Em casa havia três livros. Verdes, de capa dura, muitas páginas, da mesma colecção. Uma série sobre medicina natural, escrita em português do Brasil, com receitas de mezinhas e vendendo a ideia de que tudo se cura com plantas. Tantos anos depois, recorda apenas uma excepção, tão clara. À frente da palavra “câncer” estava: “limão. Procurar médico”. Perdeu inocência, ilusão. Não havia milagres e não era possível um mundo sem médicos.
Não tinha mais de seis, sete anos. Leu os três livros de uma ponta à outra, como as crianças que repetem leituras, filmes até os saberem de cor. Ela também decorou tudo, até as ilustrações das plantas. Naquelas páginas não havia fotos. Só desenhos a preto e branco e isso agradava-lhe, talvez cansada dos livros infantis que lhe enchiam o quarto e também sabia de cor. Mas fora do quarto, aqueles eram os únicos três livros. Havia revistas, jornais que se acumulavam, mas livros de gente grande só aqueles e ela queria saber o que liam os grandes. Achava que devia ser mais do que aquilo, mas era aquilo o que lhe chegava.
A carrinha da Gulbenkian que ia à aldeia não lhe dava isso e por isso não a recebia com o mesmo entusiasmo das outras crianças. Ela tinha livros infantis e juvenis e gostava que fossem seus, gostava de os visitar de vez em quando, abri-los, voltar às páginas, às frases, e ter de entregar depois de ler era quase como se lhe levassem a cadelinha rafeira que a seguia por todo lado lá em casa. A Canita. Por isso não pedia livros. Não era orgulho. Era afecto.
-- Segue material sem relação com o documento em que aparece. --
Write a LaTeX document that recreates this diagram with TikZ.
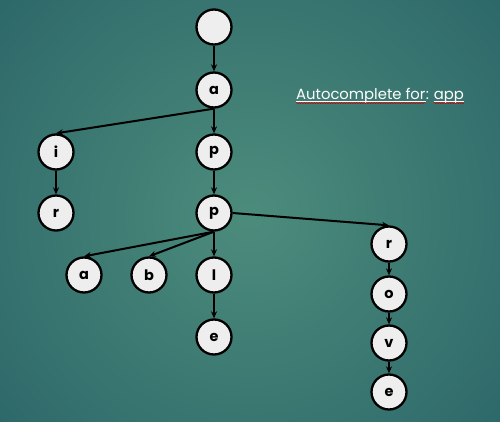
\documentclass[tikz,border=0pt]{standalone}
\usepackage{fontspec}
\setmainfont{Poppins}
\usetikzlibrary{arrows.meta,decorations.pathmorphing}
\definecolor{bgin}{RGB}{76,140,124}
\definecolor{bgout}{RGB}{30,86,96}
\definecolor{nodefill}{RGB}{238,238,238}
\tikzset{
  trie/.style={circle, draw=black, line width=2.3pt, fill=nodefill, minimum size=35pt, inner sep=0pt, font=\bfseries\fontsize{14.5}{14.5}\selectfont},
  link/.style={line width=2pt, -{Stealth[length=7pt,width=6pt]}},
  lbl/.style={text=white, font=\fontsize{14.8}{15}\selectfont, inner sep=0pt, anchor=base west}
}
\begin{document}
\begin{tikzpicture}[x=1pt,y=-1pt]
\useasboundingbox (0,0) rectangle (500,422);
\begin{scope}
  \clip (0,0) rectangle (500,422);
  \fill[bgout] (0,0) rectangle (500,422);
  \shade[inner color=bgin, outer color=bgout] (250,215) circle (500pt);
\end{scope}
\node[trie] (root) at (214,27) {};
\node[trie] (a) at (214,90) {a};
\node[trie] (i) at (56,152) {i};
\node[trie] (p1) at (214,152) {p};
\node[trie] (r1) at (56,213) {r};
\node[trie] (p2) at (214,213) {p};
\node[trie] (a2) at (84,275) {a};
\node[trie] (b) at (149,275) {b};
\node[trie] (l) at (214,275) {l};
\node[trie] (e1) at (214,337) {e};
\node[trie] (r2) at (389,244) {r};
\node[trie] (o) at (389,294) {o};
\node[trie] (v) at (389,343) {v};
\node[trie] (e2) at (389,392) {e};
\draw[link] (root.south) -- (a.north);
\draw[link] (a.south) -- (i.north);
\draw[link] (a.south) -- (p1.north);
\draw[link] (i.south) -- (r1.north);
\draw[link] (p1.south) -- (p2.north);
\draw[link] (p2.south) -- (a2.north);
\draw[link] (p2.south) -- (b.north);
\draw[link] (p2.south) -- (l.north);
\draw[link] (l.south) -- (e1.north);
\draw[link] (p2.east) -- (r2.north);
\draw[link] (r2.south) -- (o.north);
\draw[link] (o.south) -- (v.north);
\draw[link] (v.south) -- (e2.north);
\node[lbl] (t1) at (296,100) {Autocomplete for};
\node[lbl] (t2) at (t1.base east) {:};
\node[lbl] (t3) at ([xshift=4.5pt]t2.base east) {app};
\coordinate (u1s) at ([yshift=-1.5pt]t1.base west);
\coordinate (u1e) at ([yshift=-1.5pt]t1.base east);
\coordinate (u3s) at ([yshift=-1.5pt]t3.base west);
\coordinate (u3e) at ([yshift=-1.5pt]t3.base east);
\draw[white, line width=0.8pt] (u1s) -- (u1e);
\draw[white, line width=0.8pt] (u3s) -- (u3e);
\draw[red!80!black, line width=0.5pt, decorate, decoration={snake, segment length=2.5pt, amplitude=0.6pt}] ([yshift=-1.6pt]u1s) -- ([yshift=-1.6pt]u1e);
\draw[red!80!black, line width=0.5pt, decorate, decoration={snake, segment length=2.5pt, amplitude=0.6pt}] ([yshift=-1.6pt]u3s) -- ([yshift=-1.6pt]u3e);
\end{tikzpicture}
\end{document}
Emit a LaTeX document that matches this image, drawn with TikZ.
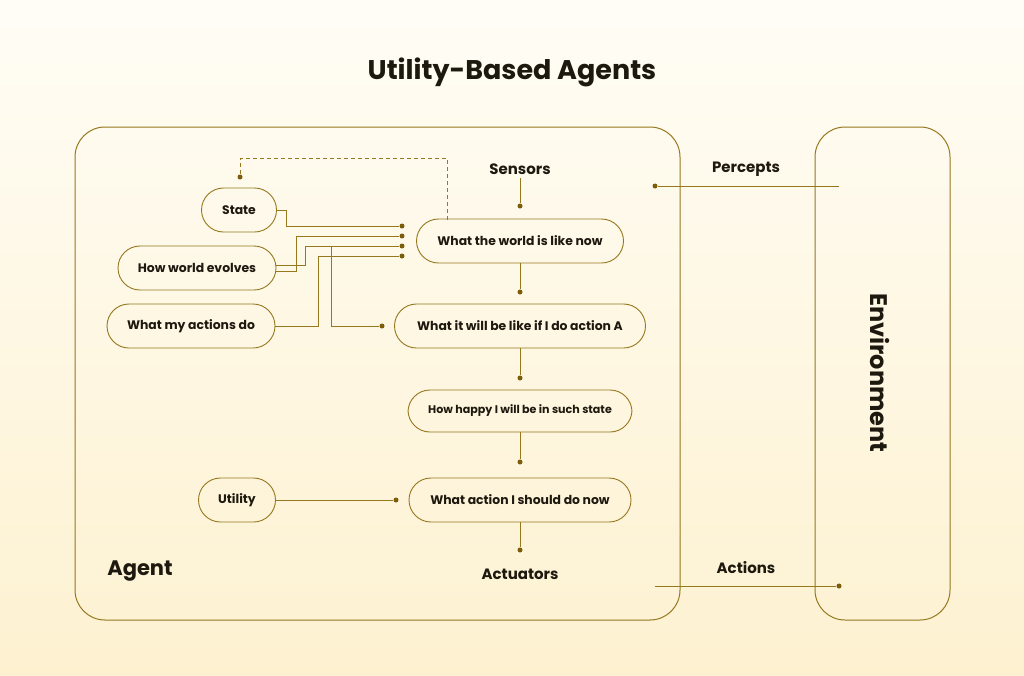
\documentclass[tikz,border=0pt]{standalone}
\usepackage{fontspec}
\setmainfont{Poppins}
\usetikzlibrary{positioning}
\definecolor{olive}{RGB}{150,120,30}
\definecolor{dotc}{RGB}{125,92,10}
\definecolor{bgtop}{RGB}{255,253,246}
\definecolor{bgbot}{RGB}{253,241,208}
\definecolor{ink}{RGB}{30,25,15}
\begin{document}
\begin{tikzpicture}[
    x=1pt, y=-1pt,
    box/.style = {draw=olive, line width=0.9pt, rounded corners=22pt, minimum height=44pt, text=ink,
                  font=\fontsize{12.4}{14}\selectfont\bfseries},
    lbl/.style = {text=ink, font=\fontsize{15}{17}\selectfont\bfseries},
    big/.style = {text=ink, font=\fontsize{27}{30}\selectfont\bfseries},
    pil/.style = {draw=olive, line width=0.8pt},
    dot/.style = {circle, fill=dotc, inner sep=0pt, minimum size=5pt}
    ]
  \shade[top color=bgtop, bottom color=bgbot] (0,0) rectangle (1024,675);
  \useasboundingbox (0,0) rectangle (1024,675);

  \node[big] (title) at (512,72) {Utility-Based Agents};
  \draw[olive, line width=1pt, rounded corners=30pt] (75,127) rectangle (680,620);
  \draw[olive, line width=1pt, rounded corners=30pt] (815,127) rectangle (950,620);
  \node[big, rotate=-90, font=\fontsize{24}{27}\selectfont\bfseries] (env) at (880,373) {Environment};
  \node[big, font=\fontsize{21}{24}\selectfont\bfseries] (agent) at (140,571) {Agent};

  % main column
  \node[lbl] (sens) at (520,169) {Sensors};
  \node[dot] (d1) at (520,206) {};
  \node[box, minimum width=207pt] (world) at (520,241) {What the world is like now};
  \node[dot] (d2) at (520,292) {};
  \node[box, minimum width=251pt] (willbe) at (520,326) {What it will be like if I do action A};
  \node[dot] (d3) at (520,378) {};
  \node[box, minimum width=224pt, minimum height=42pt, font=\fontsize{11.1}{13}\selectfont\bfseries] (happy) at (520,411) {How happy I will be in such state};
  \node[dot] (d4) at (520,462) {};
  \node[box, minimum width=222pt] (act) at (520,500) {What action I should do now};
  \node[dot] (d5) at (520,550) {};
  \node[lbl] (actu) at (520,574) {Actuators};

  % left column
  \node[box, minimum width=75pt] (state) at (239,210) {State};
  \node[box, minimum width=158pt] (evolve) at (197,268) {How world evolves};
  \node[box, minimum width=168pt] (mydo) at (191,326) {What my actions do};
  \node[box, minimum width=77pt] (util) at (237,500) {Utility};

  % dots feeding the world model
  \node[dot] (w1) at (402,226) {};
  \node[dot] (w2) at (402,236) {};
  \node[dot] (w3) at (402,246) {};
  \node[dot] (w4) at (402,256) {};
  \node[dot] (wa) at (382,326) {};
  \node[dot] (su) at (240,177) {};
  \node[dot] (ua) at (396,500) {};
  \coordinate (br) at (331,246);

  % percepts / actions
  \node[lbl] (perc) at (746,169) {Percepts};
  \node[lbl] (acts) at (746,568) {Actions};
  \node[dot] (pd) at (655,186) {};
  \coordinate (pe) at (839,186);
  \coordinate (as) at (655,586);
  \node[dot] (ad) at (839,586) {};

  \draw[pil] (sens) -- (d1);
  \draw[pil] (world) -- (d2);
  \draw[pil] (willbe) -- (d3);
  \draw[pil] (happy) -- (d4);
  \draw[pil] (act) -- (d5);
  \draw[pil] (state.east) -| (286,226) -- (w1);
  \draw[pil] ([yshift=-3pt]evolve.east) -| (296,236) -- (w2);
  \draw[pil] ([yshift=3pt]evolve.east) -| (305,246) -- (w3);
  \draw[pil] (mydo.east) -| (318,256) -- (w4);
  \draw[pil] (br) |- (wa);
  \draw[pil, dash pattern=on 4pt off 3pt] (447,219.5) -- (447,158) -| (su);
  \draw[pil] (util) -- (ua);
  \draw[pil] (pe) -- (pd);
  \draw[pil] (as) -- (ad);
\end{tikzpicture}
\end{document}
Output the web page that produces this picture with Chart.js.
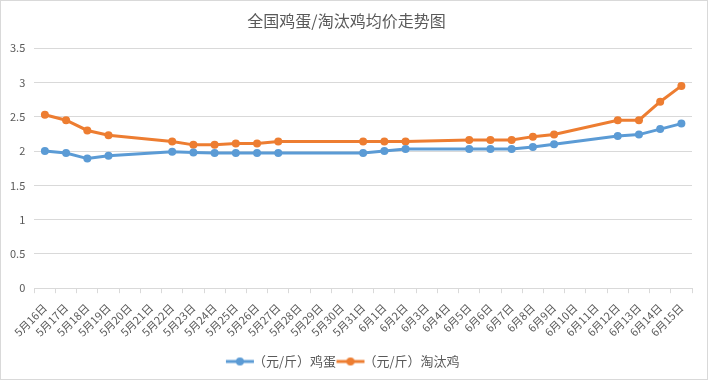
<!DOCTYPE html>
<html>
<head>
<meta charset="utf-8">
<script src="https://cdn.jsdelivr.net/npm/chart.js@4.4.1/dist/chart.umd.min.js"></script>
<style>
  body { margin: 0; background: #fff; }
  #wrap { width: 706px; height: 378px; border: 1px solid #d9d9d9; position: relative; }
</style>
</head>
<body>
<div id="wrap"><canvas id="grafica"></canvas></div>
<script>
// datos
var fechas = ["5月16日", "5月17日", "5月18日", "5月19日", "5月20日", "5月21日", "5月22日", "5月23日",
  "5月24日", "5月25日", "5月26日", "5月27日", "5月28日", "5月29日", "5月30日", "5月31日",
  "6月1日", "6月2日", "6月3日", "6月4日", "6月5日", "6月6日", "6月7日", "6月8日", "6月9日",
  "6月10日", "6月11日", "6月12日", "6月13日", "6月14日", "6月15日"];

var huevo = [2.00, 1.97, 1.89, 1.93, null, null, 1.99, 1.98, 1.97, 1.97, 1.97, 1.97, null, null, null, 1.97,
  2.00, 2.03, null, null, 2.03, 2.03, 2.03, 2.06, 2.10, null, null, 2.22, 2.24, 2.32, 2.40];

var gallina = [2.53, 2.45, 2.30, 2.23, null, null, 2.14, 2.09, 2.09, 2.11, 2.11, 2.14, null, null, null, 2.14,
  2.14, 2.14, null, null, 2.16, 2.16, 2.16, 2.21, 2.24, null, null, 2.45, 2.45, 2.72, 2.95];

var nombres = ["（元/斤）鸡蛋", "（元/斤）淘汰鸡"];
var colores = ["#5B9BD5", "#ED7D31"];
var titulo = "全国鸡蛋/淘汰鸡均价走势图";

var fuente = "'Noto Sans CJK SC', 'Noto Sans', sans-serif";

// icono de leyenda: linea con punto
function iconoLeyenda(color) {
  var c = document.createElement("canvas");
  c.width = 30;
  c.height = 10;
  var ctx = c.getContext("2d");
  ctx.strokeStyle = color;
  ctx.lineWidth = 3;
  ctx.beginPath();
  ctx.moveTo(1, 5);
  ctx.lineTo(29, 5);
  ctx.stroke();
  ctx.fillStyle = color;
  ctx.beginPath();
  ctx.arc(15, 5, 4, 0, Math.PI * 2);
  ctx.fill();
  return c;
}

function crearSerie(label, data, color) {
  return {
    label: label,
    data: data,
    borderColor: color,
    backgroundColor: color,
    borderWidth: 3,
    pointRadius: 4,
    pointBorderWidth: 0,
    pointBackgroundColor: color,
    pointStyle: "circle",
    spanGaps: true,
    tension: 0,
  };
}

var ctx = document.getElementById("grafica").getContext("2d");

new Chart(ctx, {
  type: "line",
  data: {
    labels: fechas,
    datasets: [crearSerie(nombres[0], huevo, colores[0]), crearSerie(nombres[1], gallina, colores[1])],
  },
  options: {
    responsive: true,
    maintainAspectRatio: false,
    animation: false,
    layout: { padding: { left: 0, right: 15, top: 4, bottom: 1 } },
    plugins: {
      title: {
        display: true,
        text: titulo,
        color: "#595959",
        font: { family: fuente, size: 16, weight: "normal" },
        padding: { top: 6, bottom: 18 },
      },
      legend: {
        position: "bottom",
        labels: {
          color: "#595959",
          font: { family: fuente, size: 13 },
          usePointStyle: true,
          boxWidth: 30,
          boxHeight: 10,
          padding: 8,
          generateLabels: function (chart) {
            return chart.data.datasets.map(function (ds, i) {
              return {
                text: ds.label,
                fillStyle: colores[i],
                strokeStyle: colores[i],
                lineWidth: 0,
                pointStyle: iconoLeyenda(colores[i]),
                fontColor: "#595959",
                datasetIndex: i,
              };
            });
          },
        },
      },
      tooltip: { enabled: false },
    },
    scales: {
      x: {
        offset: true,
        border: { color: "#d9d9d9" },
        grid: {
          offset: true,
          drawOnChartArea: false,
          drawTicks: true,
          tickLength: 5,
          color: "#d9d9d9",
        },
        ticks: {
          color: "#595959",
          font: { family: fuente, size: 11 },
          minRotation: 45,
          maxRotation: 45,
          autoSkip: false,
          padding: 8,
        },
      },
      y: {
        min: 0,
        max: 3.5,
        border: { display: false },
        grid: { color: "#d9d9d9", drawTicks: false },
        ticks: {
          stepSize: 0.5,
          color: "#595959",
          font: { family: fuente, size: 11 },
          padding: 9,
          callback: function (v) {
            return String(v);
          },
        },
      },
    },
  },
});
</script>
</body>
</html>
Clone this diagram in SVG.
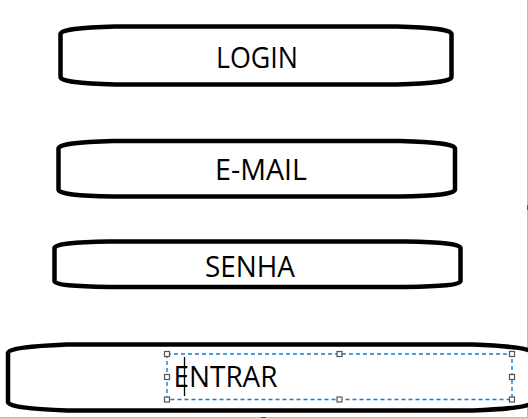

E na falta de mais lá ia para a enciclopédia medicinal, a sua iniciação à leitura de gente grande, onde aprendeu a gostar do cheiro do papel, da textura das páginas, do equilíbrio que a capa dura permitia na estante vazia.
Olhava para as prateleiras e o seu sonho era um dia enchê-las. Perguntava à mãe se era possível e sempre teve um sim como resposta. Hoje olha para os três livros de capa verde. Estão no centro. Lugar de destaque de uma imensa parede forrada a lombadas para gente grande.